UPDATED: FCC chairman Julius Genachowski waded into political season during his keynote today at the NAB Show, the annual content confab that hit full speed today with speeches from key broadcast players. Genachowski said that opposition to a proposal that would require stations to post online how much candidates spend on ads is “against technology, against transparency and against journalism.” The FCC will vote on the matter April 27. Such information has long been available to any citizen who takes the time to go down to a station and look through records in person. However, many NAB members worry that putting the hard numbers online could risk giving away individual station ad rates to local and regional rivals, especially in the highly competitive local news market. In his speech today, the FCC chief estimated that total political ad spending could be as high as $3B this election year.

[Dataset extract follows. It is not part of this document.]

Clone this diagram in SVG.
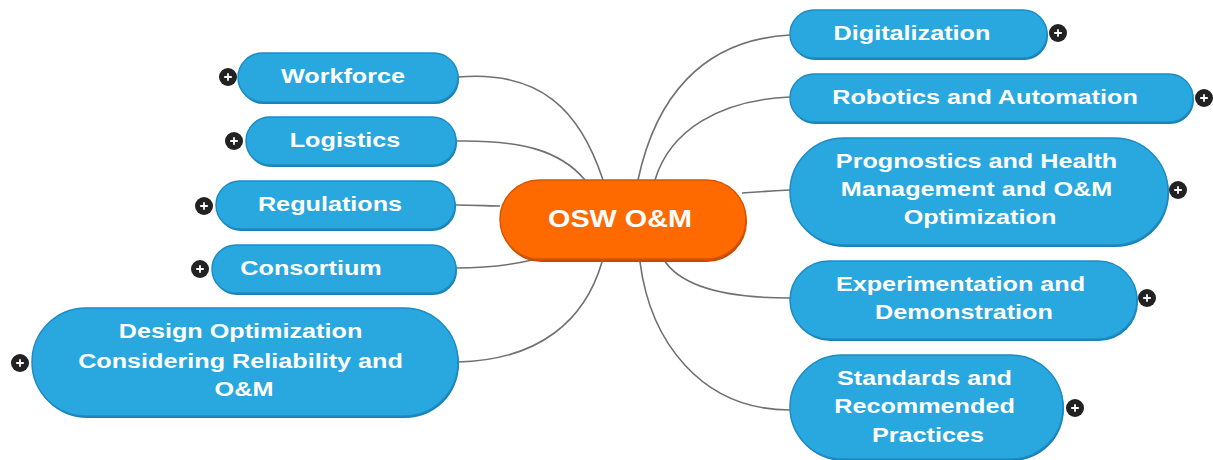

Genachowski also again asked broadcasters to be more open to the FCC’s proposal to create more wireless space though voluntary incentive auctions to free up and repurpose spectrum among TV stations. The plan, approved by Congress in February as part of a wide-ranging tax bill, was first put forward in 2010 in the FCC’s National Broadband Plan. The commission wants to open up 120MHz of TV spectrum for possible use by broadband wireless Internet providers. Broadcasters have been reluctant to embrace the FCC’s blueprint to voluntarily give up portions of their spectrum, share spectrum with other stations or make a move from UHF to VHF. That reluctance showed today during NAB president and CEO Gordon Smith’s state of the industry speech.
Genachowski also spoke carefully about the commission’s proceedings on retransmission consent rules, which broadcasters want left alone, as well as the positives of the industry’s digital migration.